Alexa Johnston joins Wendyl Nissen in The Long Lunch studio with a classic treat from The Edmonds Cookbook for you to bake this weekend.
Fluffy white marshmallow on a crisp biscuit base, topped with melted dark chocolate. From the 1976 Edmonds Cookery Book.
125g butter, softened
1 egg ½ tsp vanilla essence 225g Edmonds standard flour
1tsp Edmonds baking powder
1 cup cold water
4 tsp gelatine
1 cup sugar
1 egg white
1 cup icing sugar
Finely desiccated coconut (optional)
Chocolate Icing (optional)
1. Preheat the oven to 180 degrees C. Lightly grease a 20cm x 30cm shallow tin and line the base and two sides with baking paper.
2. To make the base, cream the butter and sugar until light, then beat in the egg and vanilla.
3. Sift over the dry ingredients then mix to a firm dough. Press evenly into the prepared tin.
4. Bake for about 25-30 minutes or until golden brown and cooked. Cool in the tin on a wire rack while you make the filling.

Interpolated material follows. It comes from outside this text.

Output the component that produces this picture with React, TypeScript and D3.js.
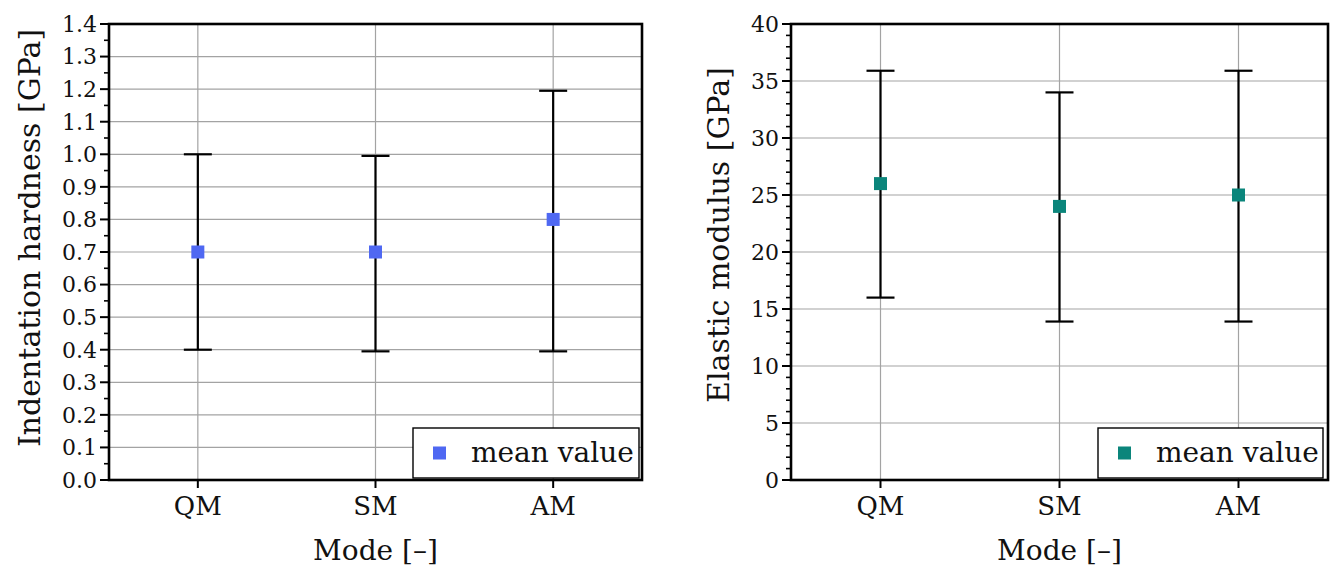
import React from "react";
import * as d3 from "d3";

const categories = ["QM", "SM", "AM"];

const hardnessMean = [0.7, 0.7, 0.8];
const hardnessLow = [0.4, 0.395, 0.395];
const hardnessHigh = [1.0, 0.995, 1.195];
const hardnessTicks = [0, 0.1, 0.2, 0.3, 0.4, 0.5, 0.6, 0.7, 0.8, 0.9, 1.0, 1.1, 1.2, 1.3, 1.4];

const modulusMean = [26, 24, 25];
const modulusLow = [16, 13.9, 13.9];
const modulusHigh = [35.9, 34, 35.9];
const modulusTicks = [0, 5, 10, 15, 20, 25, 30, 35, 40];

const FONT = "'DejaVu Serif', serif";

type PanelProps = {
  x0: number;
  x1: number;
  y0: number;
  y1: number;
  yMax: number;
  ticks: number[];
  minorStep: number;
  fmt: (v: number) => string;
  means: number[];
  lows: number[];
  highs: number[];
  color: string;
  yTitle: string;
  yTitleX: number;
  yTitleY: number;
  xTitleY: number;
  legendX: number;
  legendW: number;
};

function Panel(p: PanelProps) {
  const x = d3
    .scaleLinear()
    .domain([0.5, categories.length + 0.5])
    .range([p.x0, p.x1]);
  const y = d3.scaleLinear().domain([0, p.yMax]).range([p.y1, p.y0]);
  const minor = d3.range(0, p.yMax + 1e-9, p.minorStep).filter(
    (v) => !p.ticks.some((t) => Math.abs(t - v) < 1e-9)
  );
  const cap = 14;
  const ms = 13;
  const legendY = 428;
  const legendH = 50;
  return (
    <g>
      {p.ticks.map((t) => (
        <line
          key={"gh" + t}
          x1={p.x0}
          x2={p.x1}
          y1={y(t)}
          y2={y(t)}
          stroke="#a3a3a3"
          strokeWidth={1.2}
        />
      ))}
      {categories.map((c, i) => (
        <line
          key={"gv" + c}
          x1={x(i + 1)}
          x2={x(i + 1)}
          y1={p.y0}
          y2={p.y1}
          stroke="#a3a3a3"
          strokeWidth={1.2}
        />
      ))}
      {categories.map((c, i) => (
        <g key={"eb" + c} stroke="#000" strokeWidth={2.2}>
          <line x1={x(i + 1)} x2={x(i + 1)} y1={y(p.lows[i])} y2={y(p.highs[i])} />
          <line x1={x(i + 1) - cap} x2={x(i + 1) + cap} y1={y(p.lows[i])} y2={y(p.lows[i])} />
          <line x1={x(i + 1) - cap} x2={x(i + 1) + cap} y1={y(p.highs[i])} y2={y(p.highs[i])} />
        </g>
      ))}
      {categories.map((c, i) => (
        <rect
          key={"m" + c}
          x={x(i + 1) - ms / 2}
          y={y(p.means[i]) - ms / 2}
          width={ms}
          height={ms}
          fill={p.color}
        />
      ))}
      <rect
        x={p.x0}
        y={p.y0}
        width={p.x1 - p.x0}
        height={p.y1 - p.y0}
        fill="none"
        stroke="#000"
        strokeWidth={2.6}
      />
      {p.ticks.map((t) => (
        <g key={"yt" + t}>
          <line x1={p.x0 - 9} x2={p.x0} y1={y(t)} y2={y(t)} stroke="#000" strokeWidth={2} />
          <text
            x={p.x0 - 12}
            y={y(t)}
            dy="0.36em"
            textAnchor="end"
            fontFamily={FONT}
            fontSize={22}
            fill="#111"
          >
            {p.fmt(t)}
          </text>
        </g>
      ))}
      {minor.map((t) => (
        <line
          key={"ym" + t}
          x1={p.x0 - 5}
          x2={p.x0}
          y1={y(t)}
          y2={y(t)}
          stroke="#000"
          strokeWidth={1.6}
        />
      ))}
      {categories.map((c, i) => (
        <g key={"xt" + c}>
          <line x1={x(i + 1)} x2={x(i + 1)} y1={p.y1} y2={p.y1 + 8} stroke="#000" strokeWidth={2} />
          <text
            x={x(i + 1)}
            y={p.y1 + 35}
            textAnchor="middle"
            fontFamily={FONT}
            fontSize={26}
            fill="#111"
          >
            {c}
          </text>
        </g>
      ))}
      <text
        x={(p.x0 + p.x1) / 2}
        y={p.xTitleY}
        textAnchor="middle"
        fontFamily={FONT}
        fontSize={28}
        fill="#111"
      >
        Mode [–]
      </text>
      <text
        transform={`translate(${p.yTitleX},${p.yTitleY}) rotate(-90)`}
        textAnchor="middle"
        dy="0.36em"
        fontFamily={FONT}
        fontSize={30}
        fill="#111"
      >
        {p.yTitle}
      </text>
      <rect
        x={p.legendX}
        y={legendY}
        width={p.legendW}
        height={legendH}
        fill="#fff"
        stroke="#000"
        strokeWidth={1.4}
      />
      <rect x={p.legendX + 20} y={legendY + 25 - ms / 2} width={ms} height={ms} fill={p.color} />
      <text
        x={p.legendX + 58}
        y={legendY + 25}
        dy="0.33em"
        fontFamily={FONT}
        fontSize={28}
        fill="#111"
      >
        mean value
      </text>
    </g>
  );
}

export default function App() {
  const f1 = d3.format(".1f");
  const f0 = d3.format("d");
  return (
    <svg
      width={1331}
      height={569}
      style={{ position: "absolute", left: 0, top: 0, display: "block", background: "#fff" }}
    >
      <rect width={1331} height={569} fill="#fff" />
      <Panel
        x0={109}
        x1={642}
        y0={24}
        y1={480}
        yMax={1.4}
        ticks={hardnessTicks}
        minorStep={0.05}
        fmt={f1}
        means={hardnessMean}
        lows={hardnessLow}
        highs={hardnessHigh}
        color="#4f68f2"
        yTitle="Indentation hardness [GPa]"
        yTitleX={29}
        yTitleY={238}
        xTitleY={560}
        legendX={413}
        legendW={226}
      />
      <Panel
        x0={791}
        x1={1328}
        y0={24}
        y1={480}
        yMax={40}
        ticks={modulusTicks}
        minorStep={1}
        fmt={f0}
        means={modulusMean}
        lows={modulusLow}
        highs={modulusHigh}
        color="#0b857b"
        yTitle="Elastic modulus [GPa]"
        yTitleX={718}
        yTitleY={235}
        xTitleY={560}
        legendX={1098}
        legendW={225}
      />
    </svg>
  );
}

5. Place the cold water in a medium saucepan. Sprinkle over the gelatine and add the sugar. Bring to the boil and boil for 8 minutes, then cool. Keep an eye on it as the mixture may overflow if your pan is not big enough. The boiling will remove any of the white scum you may see forming on the surface.
6. Beat egg white until stiff. Beat in the icing sugar a little at a time then slowly pour in the slightly cooled gelatine mixture. Beat until stiff and thick – about 3 minutes.
7. Spread over cooked shortcake immediately. Sprinkle with coconut, or allow to set and ice with Chocolate Icing.
2 cups icing sugar
2 Tbsp cocoa
25g butter, softened
2 Tbsp hot water
¼ tsp vanilla essence
Sift the icing sugar and cocoa into a bowl. Add the butter and enough water to bring the icing to a spreadable consistency then mix in the vanilla. Add extra water if necessary.